Paraffin Deposition Analysis Of Waxy Crude Oil Under Turbulent Flow Condition
Abstract
In past few decades, paraffin (wax) deposition has created numerous production problems in many of the world's oil-producing regions. Often the problem is more severe for offshore fields where solutions to rectify wax precipitation can be very costly. Due to the various difficulties and expenses associated with operating waxy reservoirs, especially offshore, it has become necessary to understand the natures of petroleum waxes and the fundamental variables that affect their depositions during production and processing. In this study, we analyse the characteristics of reservoir fluids from two offshore fields as well as their propensity to paraffin deposition due to temperature and pressure variations.
Introduction
Waxes are mixtures of long-chain hydrocarbons with carbon chain lengths ranging from C15 to C75. They are crystalline in nature and tend to crystallize or precipitate from crude oils at and below their cloud points. Crystallization is the process in which an ordered solid structure is produced from a disordered phase, such as a dilute solution. It usually involves two distinct stages, namely nucleation and growth which may be considered separately. Different techniques, namely a cross polarized microscopy (CPM) and a laser-based solids detection system (SDS), have been used to measure the onsets of paraffin crystallization temperatures, also known as wax appearance temperatures (WAT) and/or cloud points. As the temperature of the liquid solution or melt is lowered to its wax appearance temperatures (WAT), the energy of molecular motion becomes increasingly hindered, and the randomly tangled molecules in the melt tend to accumulate together and form clusters of adjacently associated chains. This process continues and paraffin molecules tend to associate and dissociate to and from these ordered sites until the clusters reach a critical size and stability is attained. This process is termed nucleation and the clusters are called nuclei. These nuclei are only stable below the melting temperature of the wax as they are disrupted by thermal motion above this temperature. After the formation of nuclei and at a temperature below the WAT, additional molecules will get deposited on the nucleation sites and become part of the growing lamellar structure. This formation is called the growth process.

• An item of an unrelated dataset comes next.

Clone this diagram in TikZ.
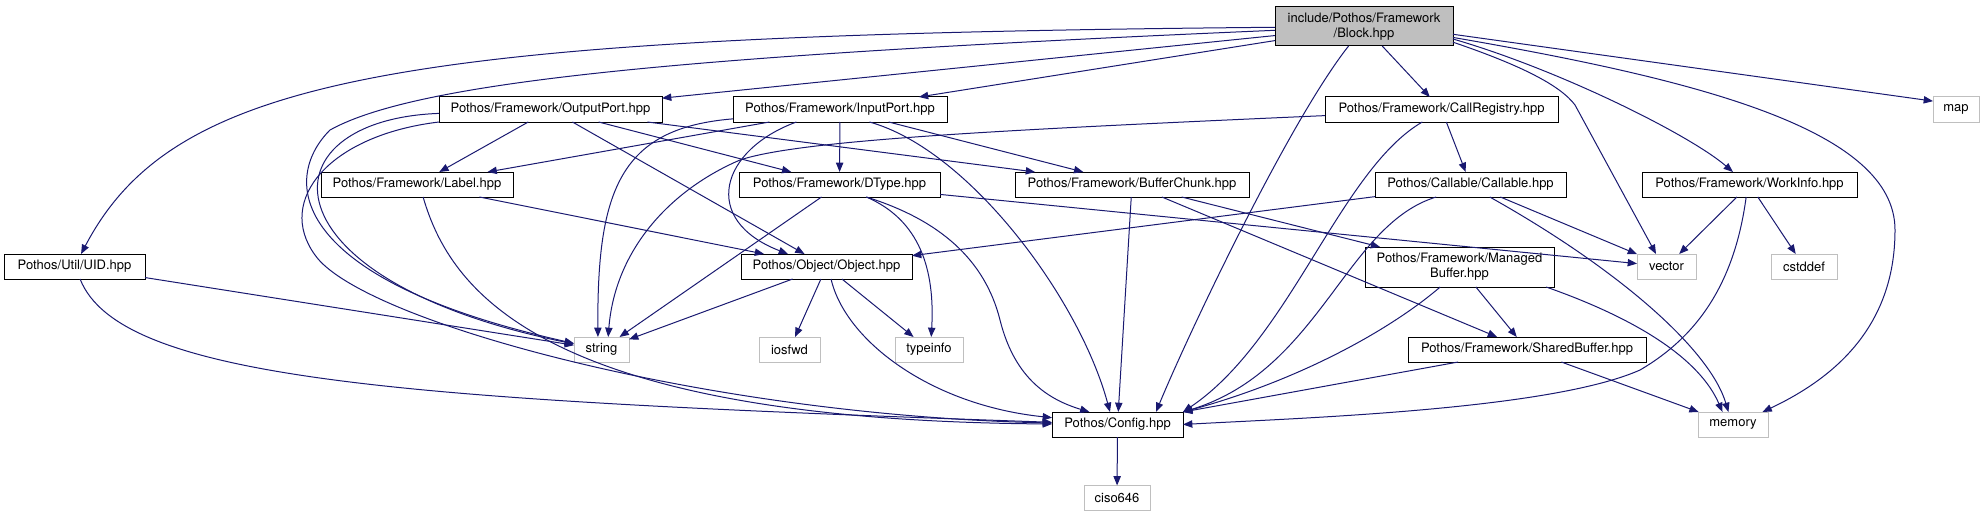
\documentclass[tikz,border=0pt]{standalone}
\usepackage{fontspec}
\setmainfont{TeX Gyre Heros}
\usetikzlibrary{arrows.meta}
\definecolor{edgeblue}{HTML}{191970}
\definecolor{sysgray}{HTML}{BFBFBF}

\begin{document}
\begin{tikzpicture}[
x=0.75pt,y=-0.75pt,
filebox/.style={draw,fill=white,line width=0.75pt,inner sep=0pt,outer sep=0pt,minimum height=18.75pt,align=center,font=\fontsize{9.75}{11.5}\selectfont},
hdr/.style={filebox,draw=black},
sys/.style={filebox,draw=sysgray},
root/.style={filebox,draw=black,fill=sysgray,minimum height=29.25pt},
incl/.style={-{Triangle[length=7pt,width=5.5pt]},draw=edgeblue,line width=0.75pt}
]
\useasboundingbox (0,0) rectangle (1984,517);
% files
\node[root,minimum width=133.5pt] (block) at (1364,26.5) {include/Pothos/Framework\\/Block.hpp};
\node[hdr,minimum width=167.25pt] (outport) at (550.5,109.5) {Pothos/Framework/OutputPort.hpp};
\node[hdr,minimum width=160.5pt] (inport) at (840,109.5) {Pothos/Framework/InputPort.hpp};
\node[hdr,minimum width=174.75pt] (callreg) at (1441.5,109.5) {Pothos/Framework/CallRegistry.hpp};
\node[sys,minimum width=34.5pt] (map) at (1956,109.5) {map};
\node[hdr,minimum width=144pt] (label) at (417,184.5) {Pothos/Framework/Label.hpp};
\node[hdr,minimum width=150.75pt] (dtype) at (839.5,184.5) {Pothos/Framework/DType.hpp};
\node[hdr,minimum width=175.5pt] (bufchunk) at (1132,184.5) {Pothos/Framework/BufferChunk.hpp};
\node[hdr,minimum width=143.25pt] (callable) at (1470.5,184.5) {Pothos/Callable/Callable.hpp};
\node[hdr,minimum width=161.25pt] (workinfo) at (1749.5,184.5) {Pothos/Framework/WorkInfo.hpp};
\node[hdr,minimum width=105.75pt] (uid) at (74.5,266.5) {Pothos/Util/UID.hpp};
\node[hdr,minimum width=128.25pt] (object) at (826.5,266.5) {Pothos/Object/Object.hpp};
\node[hdr,minimum width=141.75pt,minimum height=30pt] (managed) at (1459.5,267) {Pothos/Framework/Managed\\Buffer.hpp};
\node[sys,minimum width=44.25pt] (vector) at (1666.5,266.5) {vector};
\node[sys,minimum width=49.5pt] (cstddef) at (1804,266.5) {cstddef};
\node[sys,minimum width=41.25pt] (string) at (601.5,349.5) {string};
\node[sys,minimum width=45.75pt] (iosfwd) at (789.5,349.5) {iosfwd};
\node[sys,minimum width=51pt] (typeinfo) at (929,349.5) {typeinfo};
\node[hdr,minimum width=178.5pt] (shared) at (1527,349.5) {Pothos/Framework/SharedBuffer.hpp};
\node[hdr,minimum width=98.25pt] (config) at (1117.5,424.5) {Pothos/Config.hpp};
\node[sys,minimum width=52.5pt] (memory) at (1733,424.5) {memory};
\node[sys,minimum width=49.5pt] (ciso) at (1117,498) {ciso646};
% Block.hpp
\draw[incl] (block) .. controls (400,35) and (175,75) .. (uid);
\draw[incl] (block) .. controls (700,55) and (420,80) .. (330,130) .. controls (280,180) and (290,280) .. (string);
\draw[incl] (block) -- (outport);
\draw[incl] (block) -- (inport);
\draw[incl] (block) .. controls (1290,120) and (1190,330) .. (config.18);
\draw[incl] (block) -- (callreg);
\draw[incl] (block.-10) .. controls (1520,65) and (1560,85) .. (1575,105) -- (vector.130);
\draw[incl] (block.-8) .. controls (1560,70) and (1690,135) .. (workinfo.143);
\draw[incl] (block.-5) -- (map.160);
\draw[incl] (block.-7) .. controls (1700,80) and (1895,130) .. (1895,230) .. controls (1895,330) and (1830,380) .. (memory.23);
% OutputPort.hpp
\draw[incl] (outport) -- (label);
\draw[incl] (outport) -- (object);
\draw[incl] (outport) -- (dtype);
\draw[incl] (outport) -- (bufchunk);
\draw[incl] (outport.-178) .. controls (260,120) and (260,280) .. (string);
\draw[incl] (outport.south west) .. controls (330,135) and (275,200) .. (315,255) .. controls (360,320) and (700,415) .. (config);
% InputPort.hpp
\draw[incl] (inport) -- (label);
\draw[incl] (inport) -- (dtype);
\draw[incl] (inport) -- (bufchunk);
\draw[incl] (inport.-164) .. controls (720,150) and (700,220) .. (object.162);
\draw[incl] (inport.-175) .. controls (620,128) and (597,190) .. (string.106);
\draw[incl] (inport.-23) .. controls (970,150) and (1080,300) .. (config.121);
% Label.hpp
\draw[incl] (label) -- (object);
\draw[incl] (label.-64) .. controls (450,290) and (540,420) .. (config);
% DType.hpp
\draw[incl] (dtype) -- (string);
\draw[incl] (dtype.-25) .. controls (920,220) and (935,270) .. (typeinfo.80);
\draw[incl] (dtype.-25) .. controls (940,220) and (985,260) .. (1000,320) .. controls (1015,380) and (1050,400) .. (config.156);
\draw[incl] (dtype) -- (vector);
% BufferChunk.hpp
\draw[incl] (bufchunk) -- (config);
\draw[incl] (bufchunk) -- (shared);
\draw[incl] (bufchunk) -- (managed);
% CallRegistry.hpp
\draw[incl] (callreg.-177) .. controls (1000,130) and (800,140) .. (740,160) .. controls (670,190) and (615,250) .. (string.62);
\draw[incl] (callreg) -- (callable);
\draw[incl] (callreg.-147) .. controls (1340,170) and (1290,340) .. (config.north east);
% Callable.hpp
\draw[incl] (callable) -- (object);
\draw[incl] (callable.-160) .. controls (1345,225) and (1320,370) .. (config.north east);
\draw[incl] (callable) -- (vector);
\draw[incl] (callable.-33) .. controls (1620,270) and (1710,350) .. (memory.110);
% WorkInfo.hpp
\draw[incl] (workinfo) -- (vector);
\draw[incl] (workinfo) -- (cstddef);
\draw[incl] (workinfo.-105) .. controls (1735,280) and (1700,335) .. (1640,370) .. controls (1550,410) and (1300,418) .. (config.east);
% UID.hpp
\draw[incl] (uid) -- (string);
\draw[incl] (uid.-66) .. controls (120,380) and (400,400) .. (config);
% Object.hpp
\draw[incl] (object) -- (string);
\draw[incl] (object) -- (iosfwd);
\draw[incl] (object) -- (typeinfo);
\draw[incl] (object.-70) .. controls (845,340) and (930,405) .. (config);
% ManagedBuffer.hpp
\draw[incl] (managed) -- (shared);
\draw[incl] (managed.-134) .. controls (1390,330) and (1300,380) .. (config.north east);
\draw[incl] (managed.-13) .. controls (1640,320) and (1700,360) .. (memory.130);
% SharedBuffer.hpp
\draw[incl] (shared) -- (config.north east);
\draw[incl] (shared) -- (memory);
% Config.hpp
\draw[incl] (config) -- (ciso);
\end{tikzpicture}
\end{document}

Nucleation can be either homogeneous, which means that the sample is pure and the nucleation sites are time dependent or heterogeneous, which implies that all nucleation sites are activated instantaneously. Heterogeneous nucleation is most common in crude oils where impurities such as asphaltenes, formation fines, clay and corrosion products act as nucleating materials for wax crystals.
Although WAT and pour point temperatures are specific thermodynamic properties for waxy crude oils, their relative positions/boundaries within P-T diagrams as well as the rate and amount of wax deposition are influenced by a number of factors that include:
- oil composition
- temperature or cooling rate
- pressure
- paraffin concentration
- molecular mass of paraffin molecules
- occurrence of nucleating materials such as clay, formation fines and corrosion products
- water-oil ratio.
Following are the conditions that must be fulfilled for wax deposition to occur.
- Temperature of the pipeline wall should be below the wax appearance temperature (WAT).
- The wall temperature should be lower than the center line temperature. In other words, radial temperature gradient in the flow should be negative.
- There must be sufficient wall friction for the wax crystals to stick to the wall.
While transporting waxy oil through a cold pipeline, wax will be accumulated on the cold pipe wall through molecular diffusion and shear dispersion mechanisms. Many wax deposition models only apply molecular diffusion mechanism during modelling, but neglect shear effect. However, many studies show that the flow turbulence effect has a significant impact on wax deposition and cannot be neglected in wax deposition modelling. A semi-empirical technique proposed to scale up shear effect and then conventional modelling techniques can be applied to predict wax deposition for waxy crude production lines.
Scope
Paraffin deposition is a major issue in crude oil production and transportation. In the past few decades, number of studies have been conducted to rectify this issue economically. Paraffin inhibitors are widely being used to reduce the paraffin deposition and related problems. Successful completion of this study can be helpful in future research and oil production.
Expected results
Analyse the behaviour of crude oil deposition under turbulent flow condition and to study the influence of various factors on its deposition and accumulation.
Next steps
Initial literature survey has been conducted. More literature has to be studied and finally use an appropriate technique to predict wax deposition for waxy production lines under turbulent flow conditions.